En Hotel Tandil, de Andrés Nazarala, se describe el mismo mundo del cine independiente pero desde dentro, desde una posición que es, a la vez, interior y periférica dentro de ese círculo. Y si hablamos de círculos, podríamos situarlo también al protagonista de Hotel Tandil, denominado kafkianamente como A., en la profundidad infernal de los cineastas que fallaron en su ópera prima y no lograron hacer carrera, pese a que obstinadamente no abandonan su intención de volver a filmar. En este círculo de testarudos y quijotescos todo parece señalar que es hora de dar un paso al costado, salir del Hades sentando cabeza; pero, aunque se den cuenta, no hay caso: “mi inmadurez de tratar de ser cineasta cuando mi generación está planeando su jubilación” –se dice a sí mismo A. mientras teoriza sobre su fracaso matrimonial y subsiguiente escape a Buenos Aires para hospedarse en un hotel de cuarta sobre la avenida de Mayo.

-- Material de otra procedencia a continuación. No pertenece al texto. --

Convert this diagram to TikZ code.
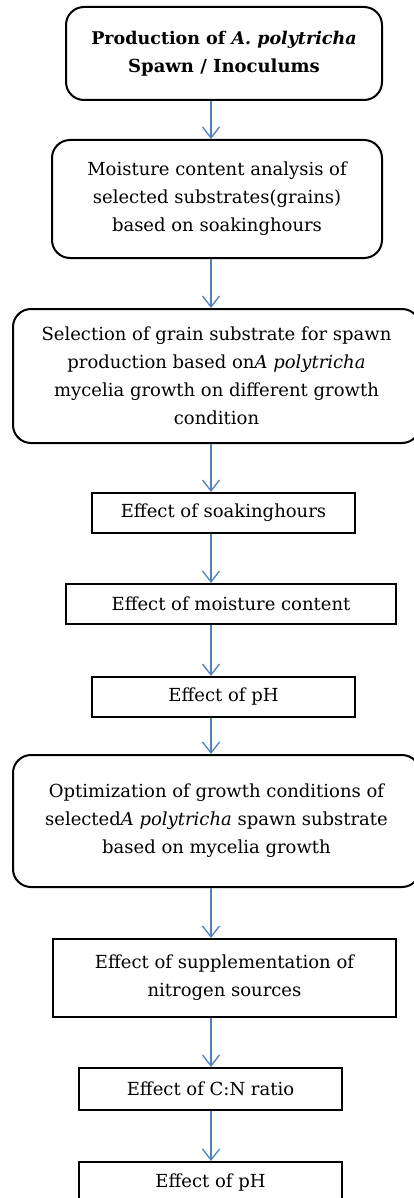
\documentclass[tikz,border=0pt]{standalone}
\usepackage{fontspec}
\setmainfont{DejaVu Serif}
\usetikzlibrary{arrows.meta}
\definecolor{flowblue}{RGB}{79,129,189}

\begin{document}
\begin{tikzpicture}[x=1pt, y=-1pt,
        every node/.style={font=\fontsize{18}{28}\selectfont, align=center, inner sep=0pt},
        roundbox/.style={draw=black, line width=2pt, rounded corners=18pt},
        plainbox/.style={draw=black, line width=2pt},
        flow/.style={draw=flowblue, line width=1.3pt, -{Straight Barb[length=11pt,width=17pt]}}]
    \useasboundingbox (0,0) rectangle (413,1198);
    \coordinate (axis) at (211,0);

    %spawn production
    \node[roundbox, minimum width=316pt, minimum height=93pt] (prod) at (224,53.5)
        {\fontsize{17.5}{28}\selectfont\textbf{Production of \textit{A. polytricha}}\\\textbf{Spawn / Inoculums}};
    \node[roundbox, minimum width=330pt, minimum height=118pt] (moist) at (217,199)
        {Moisture content analysis of\\selected substrates(grains)\\based on soakinghours};
    \node[roundbox, minimum width=407pt, minimum height=134pt] (select) at (216.5,376)
        {Selection of grain substrate for spawn\\production based on\textit{A polytricha}\\mycelia growth on different growth\\condition};

    %growth conditions
    \node[plainbox, minimum width=263pt, minimum height=40pt] (soak) at (223.5,513) {Effect of soakinghours};
    \node[plainbox, minimum width=330pt, minimum height=40pt] (water) at (231,604) {Effect of moisture content};
    \node[plainbox, minimum width=263pt, minimum height=40pt] (ph) at (223.5,697) {Effect of pH};

    %optimization
    \node[roundbox, minimum width=407pt, minimum height=132pt] (optim) at (216.5,821)
        {Optimization of growth conditions of\\selected\textit{A polytricha} spawn substrate\\based on mycelia growth};
    \node[plainbox, minimum width=343pt, minimum height=78pt] (nitro) at (224.5,978)
        {Effect of supplementation of\\nitrogen sources};
    \node[plainbox, minimum width=263pt, minimum height=42pt] (ratio) at (210.5,1089) {Effect of C:N ratio};
    \node[plainbox, minimum width=263pt, minimum height=42pt] (phtwo) at (210.5,1183) {Effect of pH};

    %arrows
    \draw[flow] (prod.south -| axis) -- (moist.north -| axis);
    \draw[flow] (moist.south -| axis) -- (select.north -| axis);
    \draw[flow] (select.south -| axis) -- (soak.north -| axis);
    \draw[flow] (soak.south -| axis) -- (water.north -| axis);
    \draw[flow] (water.south -| axis) -- (ph.north -| axis);
    \draw[flow] (ph.south -| axis) -- (optim.north -| axis);
    \draw[flow] (optim.south -| axis) -- (nitro.north -| axis);
    \draw[flow] (nitro.south -| axis) -- (ratio.north -| axis);
    \draw[flow] (ratio.south -| axis) -- (phtwo.north -| axis);
\end{tikzpicture}
\end{document}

Hotel Tandil es un breve relato de autoficción que transita libremente entre el ensayo y la novela, y donde su protagonista, A., está obsesionado, como un Dante de los submundos cinematográficos, en relatar las vidas y obras de lo que denomina “el club del fracaso”. En un estilo heredero del Bolaño de La literatura nazi en América, elabora un compendio de cineastas tan desconocidos, fascinantes, faltos de talentos, psicodélicos, excesivos, desadaptados, repulsivos, hermosos y/o trágicos, como Rick Schmidt, Laz Rojas, Iván Zulueta, Ed Wood, Pierre Clementi, Timothy Carey… Una serie de nombres que probablemente no le digan nada ni siquiera a los que se precien de cinéfilos, pero cuyos retratos vuelven más real y más entrañable a nuestro protagonista, A., quien ha reinventado a estos beautifulloosers por los que nadie pagaba un peso. Mejor dicho, la novela-ensayo de Nazarala opera una resignificación del concepto de fracaso, sobre todo a partir del encuentro que tiene A. con el cineasta de Ituzaingó, Raúl Perrone, quien probablemente sea el verdadero protagonista y héroe de la novela. 

Andrés Nazarala

Tal vez la visión del cine –y del mundo- de Nazarala pueda condensarse en un episodio vivido por su protagonista en la infancia. El pequeño A. va junto a su padre a una juguetería llamada Niñolandia, en su natal Viña del Mar, “un paraíso infernal de dos pisos donde las muñecas observan fijamente como si fuesen policías”. Son los tiempos de Pinochet en los 80’s y el pequeño A. quiere comprar una espada láser de Star Wars, pero el precio se revela rápidamente como prohibitivo. Su papá elabora un plan alternativo, caminan unas cuadras hasta una ferretería y allí compra una escoba, una manguera gruesa y cinta adhesiva negra con la que construye un sable espacial. “Esta sí que pesa. No se ilumina, pero no importa. Esta arma podría destruir a mi enemigo. O destruir las vitrinas de Niñolandia”.   
Ambas novelas retratan con mucho humor las noblezas y miserias del cine independiente; ambas, también, defienden de alguna manera cierta inmadurez, cierta imperfección, una fascinación por lo verde, por aquello que puede fallar pero que está en movimiento, aquello que no necesariamente aspira a la sublimación y consagración de la seriedad adulta.